A growing number of British investors risk being defrauded by a wave of fake adverts posted on social media, according to a new a warning issued by Lloyds Bank.
The number of cryptocurrency investment scams reported1 by victims so far this year has risen by 23%, compared to the same period in 2022.
The average amount lost by each victim of a crypto investment scam is £10,741 (up from £7,010 last year). This is more than any other type of consumer fraud (such as romance scams or purchase scams).
Remarkably, the analysis found that 66% of all investment scams start on social media – with Instagram and Facebook the most common sources. This includes a mix of bogus ads, fake celebrity endorsements, and targeting through direct messages.
The scourge of crypto scams
The organised criminal gangs behind scams are constantly evolving their tactics to exploit new trends and trick more victims into parting with their cash.
Over recent years they’ve widened their net to target younger investors, who are often tempted by the supposed ‘get rich quick’ promise of cryptocurrency trading.
The most common age range for crypto scam victims is 25 to 34 year olds, who make up a quarter of all cases.
Would-be crypto investors typically make an average of three payments before they realise they have been scammed, taking around 100 days from the date of the first transaction before they report it to their bank. By this point, the money is usually long gone, and impossible for the bank to reclaim.
Revolut is the most common recipient of Faster Payments made by crypto investment scam victims at Lloyds Banking Group (though is not always the end destination of the funds, which may then be sent on elsewhere).
The warning signs of a crypto scam
While even genuine investment in cryptocurrencies is highly risky – with the FCA stating people should be prepared to lose all their money2 – ultimately that is an individual choice for each investor.
But it’s important to remember that fraudsters will go to great lengths to convince investors that they are the real deal. This can include setting up fake companies, social media profiles and websites to clone real firms. They may even produce investment literature that looks professional.
There are two main ways that fraudsters snare the cash of would-be investors through crypto scams:
This is where there is no genuine investment platform or cryptocurrency involved. The fraudster, typically posing as an ‘investment manager’, promises that any payments made by the victim will be invested on their behalf, often with the promise of huge returns.
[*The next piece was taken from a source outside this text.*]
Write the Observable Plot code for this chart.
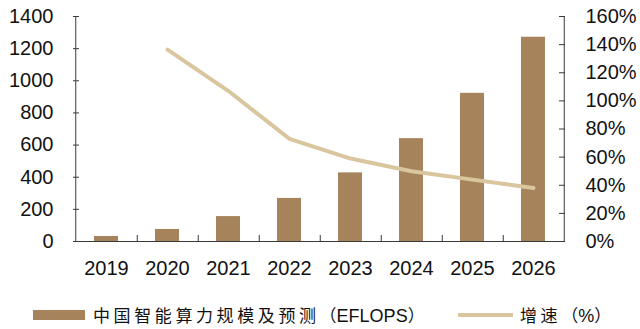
<!DOCTYPE html>
<html>
<head>
<meta charset="utf-8">
<script src="https://cdn.jsdelivr.net/npm/d3@7"></script>
<script src="https://cdn.jsdelivr.net/npm/@observablehq/plot@0.6"></script>
<style>
  html, body { margin: 0; padding: 0; background: #fff; }
  #wrap { position: relative; width: 640px; height: 329px; }
  #legend { position: absolute; left: 0; top: 305px; height: 20px; width: 640px;
            font-family: "Noto Sans CJK SC", "Liberation Sans", sans-serif; font-size: 17px; color: #111; }
  #legend .sw { position: absolute; }
  #legend .txt { position: absolute; top: 0; line-height: 20px; white-space: nowrap; }
  .cjk { letter-spacing: 3.6px; }
  .lat { font-family: "Liberation Sans", Arial, sans-serif; font-size: 18px; }
</style>
</head>
<body>
<div id="wrap">
  <div id="chart"></div>
  <div id="legend"></div>
</div>
<script>
// Years on the category axis
const years = ["2019", "2020", "2021", "2022", "2023", "2024", "2025", "2026"];
// China intelligent computing scale (EFLOPS), left axis
const computing = [31, 75, 155, 268, 427, 640, 922, 1271];
// Year-on-year growth (%), right axis
const growth = [null, 136.5, 107, 73, 59, 50, 44, 38];
// Axis tick values
const leftTicks = [0, 200, 400, 600, 800, 1000, 1200, 1400];
const rightTicks = [0, 20, 40, 60, 80, 100, 120, 140, 160];

const barColor = "#A6835B";
const lineColor = "#D9C69E";
const axisColor = "#3a3a3a";

// The growth series shares the left scale: 160% maps onto 1400
const k = 1400 / 160;
const barRows = years.map((year, i) => ({year, value: computing[i]}));
const lineRows = years.map((year, i) => ({year, pct: growth[i]})).filter(d => d.pct != null);

const W = 640, H = 285, mL = 73, mR = 75, mT = 16, mB = 44;
const innerW = W - mL - mR, innerH = H - mT - mB;
const half = innerW / years.length / 2;

const chart = Plot.plot({
  width: W,
  height: H,
  marginLeft: mL,
  marginRight: mR,
  marginTop: mT,
  marginBottom: mB,
  style: {fontFamily: "'Liberation Sans', Arial, sans-serif", fontSize: "20px", color: "#111", background: "#fff"},
  x: {domain: years, paddingInner: 0.61, paddingOuter: 0.305},
  y: {domain: [0, 1400]},
  marks: [
    Plot.barY(barRows, {x: "year", y: "value", fill: barColor}),
    Plot.line(lineRows, {x: "year", y: d => d.pct * k, stroke: lineColor, strokeWidth: 4, strokeLinejoin: "round"}),
    // axis lines
    Plot.ruleY([0], {stroke: axisColor}),
    Plot.ruleX([years[0]], {dx: -half, stroke: axisColor}),
    Plot.ruleX([years[years.length - 1]], {dx: half, stroke: axisColor}),
    // inward tick marks
    Plot.tickY(leftTicks, {y: d => d, insetRight: innerW - 6, stroke: axisColor}),
    Plot.tickY(rightTicks, {y: d => d * k, insetLeft: innerW - 6, stroke: axisColor}),
    Plot.tickX(years.slice(0, -1), {x: d => d, dx: half, insetTop: innerH - 6, stroke: axisColor}),
    // tick labels
    Plot.axisY({anchor: "left", ticks: leftTicks, tickSize: 0, tickPadding: 20, label: null, tickFormat: d => String(d)}),
    Plot.axisY({anchor: "right", ticks: rightTicks.map(p => p * k), tickSize: 0, tickPadding: 20, label: null,
                tickFormat: d => Math.round(d / k) + "%", textAnchor: "start"}),
    Plot.axisX({tickSize: 0, tickPadding: 19, label: null})
  ]
});
document.getElementById("chart").appendChild(chart);

// Legend below the chart
const legend = document.getElementById("legend");
legend.innerHTML = `
  <div class="sw" style="left:33px; top:5px; width:52px; height:10px; background:${barColor}"></div>
  <div class="txt" style="left:93px"><span class="cjk">中国智能算力规模及预测</span>（<span class="lat">EFLOPS</span>）</div>
  <div class="sw" style="left:458px; top:8px; width:55px; height:4px; background:${lineColor}"></div>
  <div class="txt" style="left:520px"><span class="cjk">增速</span>（<span class="lat">%</span>）</div>
`;
</script>
</body>
</html>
Sometimes the victim will be shown a fake investment account, suggesting that the funds are already making a profit, or a small amount of money will be transferred back into their bank account.
However, both tricks are just a way of duping the victim into thinking the investment is real and encouraging them to part with even more money.
There is no investment account, no genuine crypto holding, and once the fraudster has taken as much money as they can, they will simply disappear.
In some cases there will be an actual investment account held in the victim’s own name and registered with a legitimate platform, such as Coinbase or Binance.
Either the victim will be shown how to set this up, or it will be opened on their behalf, as many trading platforms carry out limited checks when opening new accounts.
Once funds have been deposited, victims may be tricked into handing over their account login details, or passing control of their digital wallet over to the fraudster.
They might also be directed to transfer cryptocurrency from within their own account to another digital wallet, which is under the control of the fraudster.
Crypto payments and other types of scam
It’s important to remember that cryptocurrency payments can also form part of other types of scam, such as romance scams or impersonation scams. If someone asks for a payment using cryptocurrency, that should immediately set alarm bells ringing.
Liz Ziegler, Fraud Prevention Director, Lloyds Bank, said: “Investing can be a great way to make money, but you need to make sure your money is going to a trusted, genuine company. Crypto is a highly risky asset class and remains largely unregulated, which makes it an attractive area for fraudsters to exploit. If something goes wrong, you’re unlikely to get your money back.
“Predictably, social media platforms are the main breeding ground for this type of scam, with a mix of bogus ads, fake endorsements and cloned accounts being key to fraudsters’ methods. It’s time these tech firms took responsibility for protecting their customers, stopping scams at source and contributing to refunds when their platforms are used to defraud innocent victims.”